Data block
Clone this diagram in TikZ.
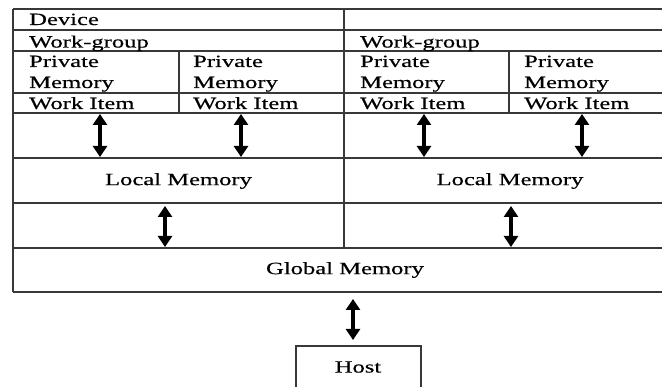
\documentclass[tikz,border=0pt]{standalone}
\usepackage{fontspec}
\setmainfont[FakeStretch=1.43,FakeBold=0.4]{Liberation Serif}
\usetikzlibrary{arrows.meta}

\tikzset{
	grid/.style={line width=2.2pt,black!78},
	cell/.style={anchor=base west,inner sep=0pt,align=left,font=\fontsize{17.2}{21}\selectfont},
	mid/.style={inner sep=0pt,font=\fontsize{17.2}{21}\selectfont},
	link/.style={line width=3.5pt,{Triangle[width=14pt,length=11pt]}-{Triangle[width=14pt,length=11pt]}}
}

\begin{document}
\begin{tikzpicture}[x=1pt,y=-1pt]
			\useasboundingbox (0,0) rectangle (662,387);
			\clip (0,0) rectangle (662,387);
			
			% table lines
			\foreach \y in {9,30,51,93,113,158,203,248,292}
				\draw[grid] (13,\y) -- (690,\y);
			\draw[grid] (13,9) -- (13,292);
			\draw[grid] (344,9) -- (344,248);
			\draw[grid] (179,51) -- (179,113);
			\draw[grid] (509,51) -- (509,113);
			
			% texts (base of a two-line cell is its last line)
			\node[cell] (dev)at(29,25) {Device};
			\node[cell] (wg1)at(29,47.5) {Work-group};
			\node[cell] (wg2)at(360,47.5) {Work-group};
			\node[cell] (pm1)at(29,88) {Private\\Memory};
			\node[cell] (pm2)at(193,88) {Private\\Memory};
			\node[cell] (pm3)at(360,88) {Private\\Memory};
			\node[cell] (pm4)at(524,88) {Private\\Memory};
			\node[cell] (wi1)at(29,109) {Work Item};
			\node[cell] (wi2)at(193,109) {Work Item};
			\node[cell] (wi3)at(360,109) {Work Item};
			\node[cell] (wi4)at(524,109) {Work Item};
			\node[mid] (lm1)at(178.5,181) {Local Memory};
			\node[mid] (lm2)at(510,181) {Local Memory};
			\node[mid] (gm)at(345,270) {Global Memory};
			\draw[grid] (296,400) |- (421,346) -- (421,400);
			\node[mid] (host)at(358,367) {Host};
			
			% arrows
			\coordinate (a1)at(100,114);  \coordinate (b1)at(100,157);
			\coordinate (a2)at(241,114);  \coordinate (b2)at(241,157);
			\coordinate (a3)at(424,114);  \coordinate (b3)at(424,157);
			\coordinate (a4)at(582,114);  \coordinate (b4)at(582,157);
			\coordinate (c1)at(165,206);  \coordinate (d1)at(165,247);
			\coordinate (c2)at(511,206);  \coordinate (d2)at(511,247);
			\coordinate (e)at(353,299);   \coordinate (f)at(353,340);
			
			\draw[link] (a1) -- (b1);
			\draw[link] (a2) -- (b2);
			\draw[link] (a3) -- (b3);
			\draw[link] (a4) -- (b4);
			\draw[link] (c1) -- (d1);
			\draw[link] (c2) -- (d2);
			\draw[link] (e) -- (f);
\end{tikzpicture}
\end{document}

Directions
Retype everything in the material word for word, minus pictures.

Written answer
Clone this diagram in TikZ.
\documentclass[tikz,border=0pt]{standalone}
\usepackage{fontspec}
\setmainfont[FakeStretch=1.43,FakeBold=0.4]{Liberation Serif}
\usetikzlibrary{arrows.meta}

\tikzset{
	grid/.style={line width=2.2pt,black!78},
	cell/.style={anchor=base west,inner sep=0pt,align=left,font=\fontsize{17.2}{21}\selectfont},
	mid/.style={inner sep=0pt,font=\fontsize{17.2}{21}\selectfont},
	link/.style={line width=3.5pt,{Triangle[width=14pt,length=11pt]}-{Triangle[width=14pt,length=11pt]}}
}

\begin{document}
\begin{tikzpicture}[x=1pt,y=-1pt]
			\useasboundingbox (0,0) rectangle (662,387);
			\clip (0,0) rectangle (662,387);
			
			% table lines
			\foreach \y in {9,30,51,93,113,158,203,248,292}
				\draw[grid] (13,\y) -- (690,\y);
			\draw[grid] (13,9) -- (13,292);
			\draw[grid] (344,9) -- (344,248);
			\draw[grid] (179,51) -- (179,113);
			\draw[grid] (509,51) -- (509,113);
			
			% texts (base of a two-line cell is its last line)
			\node[cell] (dev)at(29,25) {Device};
			\node[cell] (wg1)at(29,47.5) {Work-group};
			\node[cell] (wg2)at(360,47.5) {Work-group};
			\node[cell] (pm1)at(29,88) {Private\\Memory};
			\node[cell] (pm2)at(193,88) {Private\\Memory};
			\node[cell] (pm3)at(360,88) {Private\\Memory};
			\node[cell] (pm4)at(524,88) {Private\\Memory};
			\node[cell] (wi1)at(29,109) {Work Item};
			\node[cell] (wi2)at(193,109) {Work Item};
			\node[cell] (wi3)at(360,109) {Work Item};
			\node[cell] (wi4)at(524,109) {Work Item};
			\node[mid] (lm1)at(178.5,181) {Local Memory};
			\node[mid] (lm2)at(510,181) {Local Memory};
			\node[mid] (gm)at(345,270) {Global Memory};
			\draw[grid] (296,400) |- (421,346) -- (421,400);
			\node[mid] (host)at(358,367) {Host};
			
			% arrows
			\coordinate (a1)at(100,114);  \coordinate (b1)at(100,157);
			\coordinate (a2)at(241,114);  \coordinate (b2)at(241,157);
			\coordinate (a3)at(424,114);  \coordinate (b3)at(424,157);
			\coordinate (a4)at(582,114);  \coordinate (b4)at(582,157);
			\coordinate (c1)at(165,206);  \coordinate (d1)at(165,247);
			\coordinate (c2)at(511,206);  \coordinate (d2)at(511,247);
			\coordinate (e)at(353,299);   \coordinate (f)at(353,340);
			
			\draw[link] (a1) -- (b1);
			\draw[link] (a2) -- (b2);
			\draw[link] (a3) -- (b3);
			\draw[link] (a4) -- (b4);
			\draw[link] (c1) -- (d1);
			\draw[link] (c2) -- (d2);
			\draw[link] (e) -- (f);
\end{tikzpicture}
\end{document}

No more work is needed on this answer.